Repeat the material verbatim and drop the pictures.
^^^^
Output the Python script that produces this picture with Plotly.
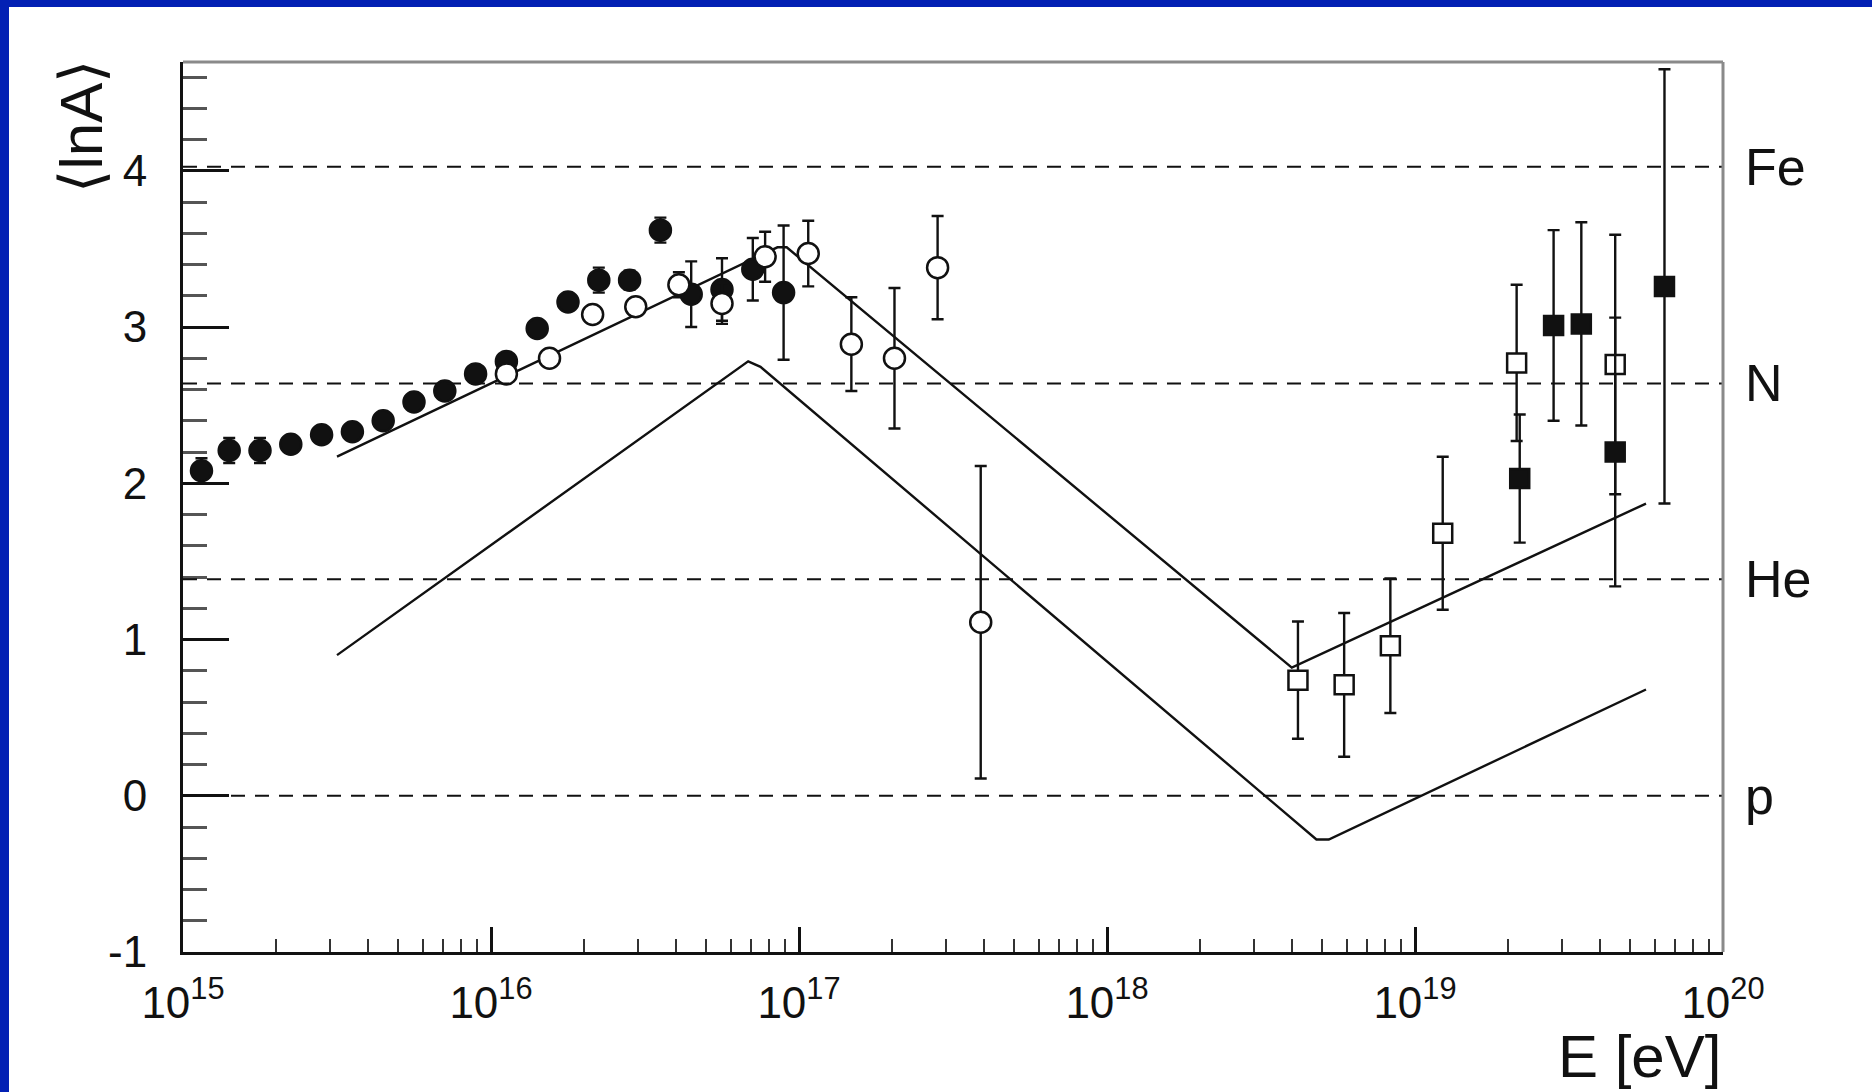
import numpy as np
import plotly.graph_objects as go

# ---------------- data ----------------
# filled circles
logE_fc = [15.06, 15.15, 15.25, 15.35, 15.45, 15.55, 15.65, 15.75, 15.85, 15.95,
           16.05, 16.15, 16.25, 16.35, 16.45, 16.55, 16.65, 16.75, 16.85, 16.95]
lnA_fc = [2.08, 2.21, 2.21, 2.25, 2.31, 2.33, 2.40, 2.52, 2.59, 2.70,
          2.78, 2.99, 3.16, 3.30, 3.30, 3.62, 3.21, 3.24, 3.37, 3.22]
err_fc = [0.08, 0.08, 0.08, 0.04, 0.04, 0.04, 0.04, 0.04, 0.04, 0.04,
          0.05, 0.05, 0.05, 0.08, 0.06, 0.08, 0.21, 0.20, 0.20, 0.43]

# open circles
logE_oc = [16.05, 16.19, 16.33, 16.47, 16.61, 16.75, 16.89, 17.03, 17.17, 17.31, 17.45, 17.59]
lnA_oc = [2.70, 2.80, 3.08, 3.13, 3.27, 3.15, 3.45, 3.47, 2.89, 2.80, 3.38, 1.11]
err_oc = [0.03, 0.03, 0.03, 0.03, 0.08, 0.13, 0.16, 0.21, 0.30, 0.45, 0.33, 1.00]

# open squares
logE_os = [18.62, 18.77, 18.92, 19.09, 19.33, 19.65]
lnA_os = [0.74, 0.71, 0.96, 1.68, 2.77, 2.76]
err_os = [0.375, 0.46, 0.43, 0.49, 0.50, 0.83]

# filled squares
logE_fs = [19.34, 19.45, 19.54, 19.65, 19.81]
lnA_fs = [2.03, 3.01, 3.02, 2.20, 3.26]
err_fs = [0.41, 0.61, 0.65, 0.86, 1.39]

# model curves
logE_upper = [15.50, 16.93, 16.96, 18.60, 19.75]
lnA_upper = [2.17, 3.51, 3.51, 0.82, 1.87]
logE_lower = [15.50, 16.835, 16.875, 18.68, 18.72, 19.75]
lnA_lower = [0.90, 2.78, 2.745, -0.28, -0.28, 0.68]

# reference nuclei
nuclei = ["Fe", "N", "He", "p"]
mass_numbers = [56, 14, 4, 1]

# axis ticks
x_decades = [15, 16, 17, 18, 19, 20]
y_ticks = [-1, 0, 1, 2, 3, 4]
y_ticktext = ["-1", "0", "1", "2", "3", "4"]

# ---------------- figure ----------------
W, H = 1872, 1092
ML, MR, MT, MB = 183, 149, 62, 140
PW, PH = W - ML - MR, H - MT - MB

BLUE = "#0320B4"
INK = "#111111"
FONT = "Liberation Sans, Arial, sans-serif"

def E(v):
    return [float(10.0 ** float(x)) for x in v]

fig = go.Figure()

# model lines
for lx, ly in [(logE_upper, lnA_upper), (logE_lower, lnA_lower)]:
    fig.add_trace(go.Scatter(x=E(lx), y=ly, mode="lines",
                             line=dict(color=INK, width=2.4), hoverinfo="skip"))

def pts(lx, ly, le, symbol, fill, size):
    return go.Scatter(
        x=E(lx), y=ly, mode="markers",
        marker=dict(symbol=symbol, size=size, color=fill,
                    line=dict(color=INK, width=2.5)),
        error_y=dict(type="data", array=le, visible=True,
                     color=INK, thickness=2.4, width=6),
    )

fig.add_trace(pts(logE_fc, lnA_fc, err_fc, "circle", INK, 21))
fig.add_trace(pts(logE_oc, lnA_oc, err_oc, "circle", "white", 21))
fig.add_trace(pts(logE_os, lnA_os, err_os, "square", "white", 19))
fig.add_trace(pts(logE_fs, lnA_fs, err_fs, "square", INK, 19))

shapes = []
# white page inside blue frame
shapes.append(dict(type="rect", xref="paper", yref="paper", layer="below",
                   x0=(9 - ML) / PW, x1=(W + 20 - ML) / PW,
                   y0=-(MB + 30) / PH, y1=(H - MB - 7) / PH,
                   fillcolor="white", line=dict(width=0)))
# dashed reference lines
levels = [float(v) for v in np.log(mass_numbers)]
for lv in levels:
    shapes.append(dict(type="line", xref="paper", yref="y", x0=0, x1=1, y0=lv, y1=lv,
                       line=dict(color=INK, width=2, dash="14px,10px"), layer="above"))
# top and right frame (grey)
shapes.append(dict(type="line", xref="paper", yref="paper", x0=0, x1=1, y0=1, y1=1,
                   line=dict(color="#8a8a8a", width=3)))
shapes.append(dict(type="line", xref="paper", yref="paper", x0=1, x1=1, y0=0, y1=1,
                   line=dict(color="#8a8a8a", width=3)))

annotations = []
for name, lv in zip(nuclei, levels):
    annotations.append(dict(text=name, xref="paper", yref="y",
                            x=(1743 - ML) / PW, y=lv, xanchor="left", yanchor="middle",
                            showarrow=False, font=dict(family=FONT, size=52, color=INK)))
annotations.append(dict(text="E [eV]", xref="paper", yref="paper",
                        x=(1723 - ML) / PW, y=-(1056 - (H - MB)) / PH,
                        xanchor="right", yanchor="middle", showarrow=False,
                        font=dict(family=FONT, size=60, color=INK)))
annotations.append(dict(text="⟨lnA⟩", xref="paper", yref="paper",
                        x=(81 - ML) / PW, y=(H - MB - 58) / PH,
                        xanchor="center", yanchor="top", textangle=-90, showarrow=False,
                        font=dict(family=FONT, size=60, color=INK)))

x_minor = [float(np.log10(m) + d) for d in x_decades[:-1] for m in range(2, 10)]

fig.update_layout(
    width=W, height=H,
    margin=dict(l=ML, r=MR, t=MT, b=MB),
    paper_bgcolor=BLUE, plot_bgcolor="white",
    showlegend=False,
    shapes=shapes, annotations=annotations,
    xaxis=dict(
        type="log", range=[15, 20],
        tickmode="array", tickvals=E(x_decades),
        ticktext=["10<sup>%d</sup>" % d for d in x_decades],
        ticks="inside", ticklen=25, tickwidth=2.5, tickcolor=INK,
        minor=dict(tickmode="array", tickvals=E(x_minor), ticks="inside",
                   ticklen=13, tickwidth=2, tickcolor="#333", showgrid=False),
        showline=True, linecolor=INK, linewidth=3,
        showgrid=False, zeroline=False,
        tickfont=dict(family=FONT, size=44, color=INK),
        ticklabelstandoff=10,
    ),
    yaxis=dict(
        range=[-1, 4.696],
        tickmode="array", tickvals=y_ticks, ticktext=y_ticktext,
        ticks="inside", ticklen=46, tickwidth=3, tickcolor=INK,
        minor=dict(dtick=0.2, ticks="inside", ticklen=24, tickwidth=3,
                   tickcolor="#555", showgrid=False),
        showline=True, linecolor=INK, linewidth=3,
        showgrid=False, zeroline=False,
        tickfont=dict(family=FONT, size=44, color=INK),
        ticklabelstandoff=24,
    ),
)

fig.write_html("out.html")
^^^^
Finished exercise:
Output the Python script that produces this picture with Plotly.
import numpy as np
import plotly.graph_objects as go

# ---------------- data ----------------
# filled circles
logE_fc = [15.06, 15.15, 15.25, 15.35, 15.45, 15.55, 15.65, 15.75, 15.85, 15.95,
           16.05, 16.15, 16.25, 16.35, 16.45, 16.55, 16.65, 16.75, 16.85, 16.95]
lnA_fc = [2.08, 2.21, 2.21, 2.25, 2.31, 2.33, 2.40, 2.52, 2.59, 2.70,
          2.78, 2.99, 3.16, 3.30, 3.30, 3.62, 3.21, 3.24, 3.37, 3.22]
err_fc = [0.08, 0.08, 0.08, 0.04, 0.04, 0.04, 0.04, 0.04, 0.04, 0.04,
          0.05, 0.05, 0.05, 0.08, 0.06, 0.08, 0.21, 0.20, 0.20, 0.43]

# open circles
logE_oc = [16.05, 16.19, 16.33, 16.47, 16.61, 16.75, 16.89, 17.03, 17.17, 17.31, 17.45, 17.59]
lnA_oc = [2.70, 2.80, 3.08, 3.13, 3.27, 3.15, 3.45, 3.47, 2.89, 2.80, 3.38, 1.11]
err_oc = [0.03, 0.03, 0.03, 0.03, 0.08, 0.13, 0.16, 0.21, 0.30, 0.45, 0.33, 1.00]

# open squares
logE_os = [18.62, 18.77, 18.92, 19.09, 19.33, 19.65]
lnA_os = [0.74, 0.71, 0.96, 1.68, 2.77, 2.76]
err_os = [0.375, 0.46, 0.43, 0.49, 0.50, 0.83]

# filled squares
logE_fs = [19.34, 19.45, 19.54, 19.65, 19.81]
lnA_fs = [2.03, 3.01, 3.02, 2.20, 3.26]
err_fs = [0.41, 0.61, 0.65, 0.86, 1.39]

# model curves
logE_upper = [15.50, 16.93, 16.96, 18.60, 19.75]
lnA_upper = [2.17, 3.51, 3.51, 0.82, 1.87]
logE_lower = [15.50, 16.835, 16.875, 18.68, 18.72, 19.75]
lnA_lower = [0.90, 2.78, 2.745, -0.28, -0.28, 0.68]

# reference nuclei
nuclei = ["Fe", "N", "He", "p"]
mass_numbers = [56, 14, 4, 1]

# axis ticks
x_decades = [15, 16, 17, 18, 19, 20]
y_ticks = [-1, 0, 1, 2, 3, 4]
y_ticktext = ["-1", "0", "1", "2", "3", "4"]

# ---------------- figure ----------------
W, H = 1872, 1092
ML, MR, MT, MB = 183, 149, 62, 140
PW, PH = W - ML - MR, H - MT - MB

BLUE = "#0320B4"
INK = "#111111"
FONT = "Liberation Sans, Arial, sans-serif"

def E(v):
    return [float(10.0 ** float(x)) for x in v]

fig = go.Figure()

# model lines
for lx, ly in [(logE_upper, lnA_upper), (logE_lower, lnA_lower)]:
    fig.add_trace(go.Scatter(x=E(lx), y=ly, mode="lines",
                             line=dict(color=INK, width=2.4), hoverinfo="skip"))

def pts(lx, ly, le, symbol, fill, size):
    return go.Scatter(
        x=E(lx), y=ly, mode="markers",
        marker=dict(symbol=symbol, size=size, color=fill,
                    line=dict(color=INK, width=2.5)),
        error_y=dict(type="data", array=le, visible=True,
                     color=INK, thickness=2.4, width=6),
    )

fig.add_trace(pts(logE_fc, lnA_fc, err_fc, "circle", INK, 21))
fig.add_trace(pts(logE_oc, lnA_oc, err_oc, "circle", "white", 21))
fig.add_trace(pts(logE_os, lnA_os, err_os, "square", "white", 19))
fig.add_trace(pts(logE_fs, lnA_fs, err_fs, "square", INK, 19))

shapes = []
# white page inside blue frame
shapes.append(dict(type="rect", xref="paper", yref="paper", layer="below",
                   x0=(9 - ML) / PW, x1=(W + 20 - ML) / PW,
                   y0=-(MB + 30) / PH, y1=(H - MB - 7) / PH,
                   fillcolor="white", line=dict(width=0)))
# dashed reference lines
levels = [float(v) for v in np.log(mass_numbers)]
for lv in levels:
    shapes.append(dict(type="line", xref="paper", yref="y", x0=0, x1=1, y0=lv, y1=lv,
                       line=dict(color=INK, width=2, dash="14px,10px"), layer="above"))
# top and right frame (grey)
shapes.append(dict(type="line", xref="paper", yref="paper", x0=0, x1=1, y0=1, y1=1,
                   line=dict(color="#8a8a8a", width=3)))
shapes.append(dict(type="line", xref="paper", yref="paper", x0=1, x1=1, y0=0, y1=1,
                   line=dict(color="#8a8a8a", width=3)))

annotations = []
for name, lv in zip(nuclei, levels):
    annotations.append(dict(text=name, xref="paper", yref="y",
                            x=(1743 - ML) / PW, y=lv, xanchor="left", yanchor="middle",
                            showarrow=False, font=dict(family=FONT, size=52, color=INK)))
annotations.append(dict(text="E [eV]", xref="paper", yref="paper",
                        x=(1723 - ML) / PW, y=-(1056 - (H - MB)) / PH,
                        xanchor="right", yanchor="middle", showarrow=False,
                        font=dict(family=FONT, size=60, color=INK)))
annotations.append(dict(text="⟨lnA⟩", xref="paper", yref="paper",
                        x=(81 - ML) / PW, y=(H - MB - 58) / PH,
                        xanchor="center", yanchor="top", textangle=-90, showarrow=False,
                        font=dict(family=FONT, size=60, color=INK)))

x_minor = [float(np.log10(m) + d) for d in x_decades[:-1] for m in range(2, 10)]

fig.update_layout(
    width=W, height=H,
    margin=dict(l=ML, r=MR, t=MT, b=MB),
    paper_bgcolor=BLUE, plot_bgcolor="white",
    showlegend=False,
    shapes=shapes, annotations=annotations,
    xaxis=dict(
        type="log", range=[15, 20],
        tickmode="array", tickvals=E(x_decades),
        ticktext=["10<sup>%d</sup>" % d for d in x_decades],
        ticks="inside", ticklen=25, tickwidth=2.5, tickcolor=INK,
        minor=dict(tickmode="array", tickvals=E(x_minor), ticks="inside",
                   ticklen=13, tickwidth=2, tickcolor="#333", showgrid=False),
        showline=True, linecolor=INK, linewidth=3,
        showgrid=False, zeroline=False,
        tickfont=dict(family=FONT, size=44, color=INK),
        ticklabelstandoff=10,
    ),
    yaxis=dict(
        range=[-1, 4.696],
        tickmode="array", tickvals=y_ticks, ticktext=y_ticktext,
        ticks="inside", ticklen=46, tickwidth=3, tickcolor=INK,
        minor=dict(dtick=0.2, ticks="inside", ticklen=24, tickwidth=3,
                   tickcolor="#555", showgrid=False),
        showline=True, linecolor=INK, linewidth=3,
        showgrid=False, zeroline=False,
        tickfont=dict(family=FONT, size=44, color=INK),
        ticklabelstandoff=24,
    ),
)

fig.write_html("out.html")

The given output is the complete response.